Così se non siamo noi a recuperare questa bellezza e farla vibrare e sentire come parte essenziale dell’amore vero, fino a renderla attraente, la nostra parola evangelizzatrice sulla sessualità non è più comprensibile oggi a molte persone. Troppo presto e troppo in fretta si richiama alla castità dopo aver descritto la teologia cristiana della sessualità. Poco spazio e tempo vien lasciato per indagare e indugiare sulla percezione e sul vissuto del piacere e della bellezza, per assaporarli anche in chiave di dono divino, e di questo poter ringraziare. Troppo poco si valorizza il piacere e la bellezza come fonte di energia vitale a disposizione dell’uomo per realizzare la propria capacità di amare l’altro, secondo quanto Dio ci chiede. Troppo velocemente si sposta l’attenzione dal vissuto sensoriale della bellezza al suo significato spirituale che certo, ne apre la via alla percezione di Dio, ma che rischia di dimenticare e sminuire l’esperienza da cui nasce, come se questa origine fosse fuori di Dio.

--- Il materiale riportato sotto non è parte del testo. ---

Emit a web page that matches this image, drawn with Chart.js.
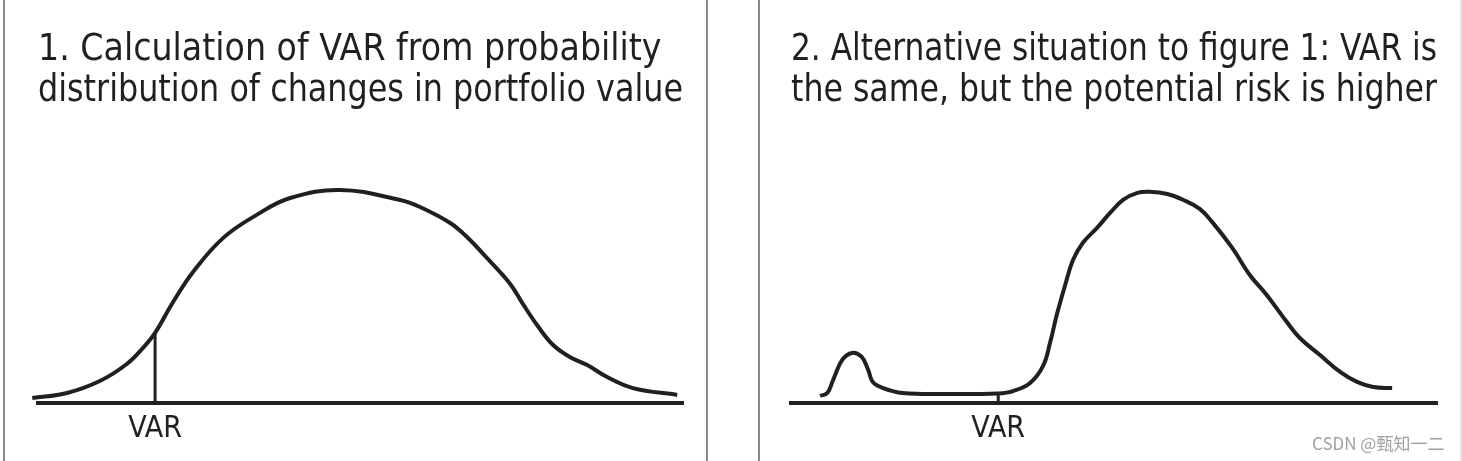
<!DOCTYPE html>
<html>
<head>
<meta charset="utf-8">
<script src="https://cdn.jsdelivr.net/npm/chart.js@4.4.1/dist/chart.umd.min.js"></script>
<style>
  html, body { margin: 0; padding: 0; background: #fff; }
  body { width: 1462px; height: 461px; position: relative; overflow: hidden; }
  .rule { position: absolute; top: 0; width: 2px; height: 461px; background: #8a8a8a; }
  .box { position: absolute; top: 0; height: 461px; }
  #wm { position: absolute; left: 1312px; top: 430px; font: 17px "Noto Sans CJK SC", sans-serif; color: #a0a0a0; }
</style>
</head>
<body>
<div class="rule" style="left:3px"></div>
<div class="rule" style="left:706px"></div>
<div class="rule" style="left:758px"></div>
<div class="rule" style="left:1460px;background:#e6e6e6"></div>
<div class="box" style="left:6px;width:700px"><canvas id="c1"></canvas></div>
<div class="box" style="left:761px;width:697px"><canvas id="c2"></canvas></div>
<div id="wm">CSDN @甄知一二</div>
<script>
const title1 = ['1. Calculation of VAR from probability', 'distribution of changes in portfolio value'];
const title2 = ['2. Alternative situation to figure 1: VAR is', 'the same, but the potential risk is higher'];
const varLabel = 'VAR';

// figure 1: change in portfolio value (x) against probability (y)
const fig1X = [-1.2, 4.2, 9.3, 13.5, 16.0, 17.9, 20.7, 23.8, 28.5, 33.7, 38.9, 46.7, 56.0, 59.1, 63.8, 66.4, 69.5, 73.1, 75.1, 77.3, 79.8, 82.4, 85.1, 88.2, 92.2, 99.1];
const fig1Y = [2.3, 4.7, 10.3, 18.3, 25.8, 32.9, 47.4, 61.5, 77.5, 88.3, 96.2, 100, 95.3, 92.0, 84.5, 77.9, 68.1, 56.0, 46.5, 36.6, 27.2, 21.6, 17.8, 12.2, 7.0, 3.8];
const fig1Var = 17.9;
const fig1VarTop = 33;

// figure 2: small loss hump, then the main distribution
const fig2X = [5.1, 6.2, 7.1, 8.5, 10.0, 11.5, 12.5, 13.2, 14.8, 17.8, 24.6, 32.5, 34.8, 37.4, 39.4, 40.5, 41.5, 42.8, 44.0, 45.5, 47.7, 49.7, 51.7, 53.9, 55.8, 58.5, 61.0, 63.5, 65.4, 68.5, 71.2, 73.8, 76.9, 78.9, 82.0, 85.1, 87.7, 90.2, 93.1];
const fig2Y = [3.3, 4.7, 10.8, 20.2, 23.5, 21.6, 15.5, 9.9, 7.0, 4.7, 4.2, 4.5, 5.6, 9.4, 17.4, 28.6, 41.3, 55.4, 67.1, 75.1, 82.2, 89.2, 95.3, 98.6, 99.1, 98.1, 95.3, 91.1, 85.0, 72.8, 60.1, 50.7, 38.0, 30.5, 22.5, 14.6, 9.9, 7.5, 7.0];
const fig2Var = 32.5;
const fig2VarTop = 4.5;

const ink = '#231f20';
const face = '"Liberation Sans Narrow", "DejaVu Sans Condensed", "Open Sans", sans-serif';

function makeChart(id, xs, ys, varX, varTop, title, xMin, pad) {
    return new Chart(document.getElementById(id), {
        type: 'line',
        data: {
            datasets: [
                {
                    data: xs.map((x, i) => ({ x: x, y: ys[i] })),
                    borderColor: ink,
                    borderWidth: 4,
                    pointRadius: 0,
                    tension: 0.4,
                    clip: false
                },
                {
                    data: [{ x: varX, y: 0 }, { x: varX, y: varTop }],
                    borderColor: ink,
                    borderWidth: 3,
                    pointRadius: 0,
                    clip: false
                }
            ]
        },
        options: {
            responsive: true,
            maintainAspectRatio: false,
            animation: false,
            layout: { padding: pad },
            plugins: {
                legend: { display: false },
                tooltip: { enabled: false },
                title: {
                    display: true,
                    text: title,
                    align: 'start',
                    color: ink,
                    font: { family: face, size: 37, weight: 'normal', lineHeight: 1.13 },
                    padding: { top: 29, bottom: 10 }
                }
            },
            scales: {
                x: {
                    type: 'linear',
                    min: xMin,
                    max: 100,
                    grid: { display: false },
                    border: { display: true, color: ink, width: 4 },
                    afterBuildTicks: (s) => { s.ticks = [{ value: varX }]; },
                    afterFit: (s) => { s.height = 58; },
                    ticks: {
                        autoSkip: false,
                        maxRotation: 0,
                        padding: 0,
                        color: ink,
                        font: { family: face, size: 30 },
                        callback: () => varLabel
                    }
                },
                y: { display: false, min: 0, max: 131.6 }
            }
        }
    });
}

makeChart('c1', fig1X, fig1Y, fig1Var, fig1VarTop, title1, -0.31, { left: 32, right: 23, top: 0, bottom: 0 });
makeChart('c2', fig2X, fig2Y, fig2Var, fig2VarTop, title2, 0.62, { left: 30, right: 21, top: 0, bottom: 0 });
</script>
</body>
</html>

Sul piano teologico è chiaro che eros e agape non sono contraddittori. Sul piano pastorale molto spinge ancora a far pensare esattamente il contrario. Nella bibbia la storia della sessualità inizia con lo stupore e il piacere di Adamo di fronte ad Eva; nella realtà dei Cristiani, ancora oggi, spesso la sessualità viene scoperta inizialmente come luogo di turbamento spirituale e di pericolo per la propria vita di fede. Certo, di mezzo c’è stata quella maledetta mela, ma c’è stato anche Gesù Cristo!

E credo che a raccontare e far sentire questa bellezza sia oggi chiamato chi la vive come luogo del suo proprio percorso di santità. Chi la pensa e la descrive con parole che non riflettono la propria esperienza diretta, non può che finire per darne una visione può arrivare anche alla mente delle persone, ma non al loro cuore e alla loro pancia. 

Coi miei studenti ci tornerò sopra, una breccia si è aperta.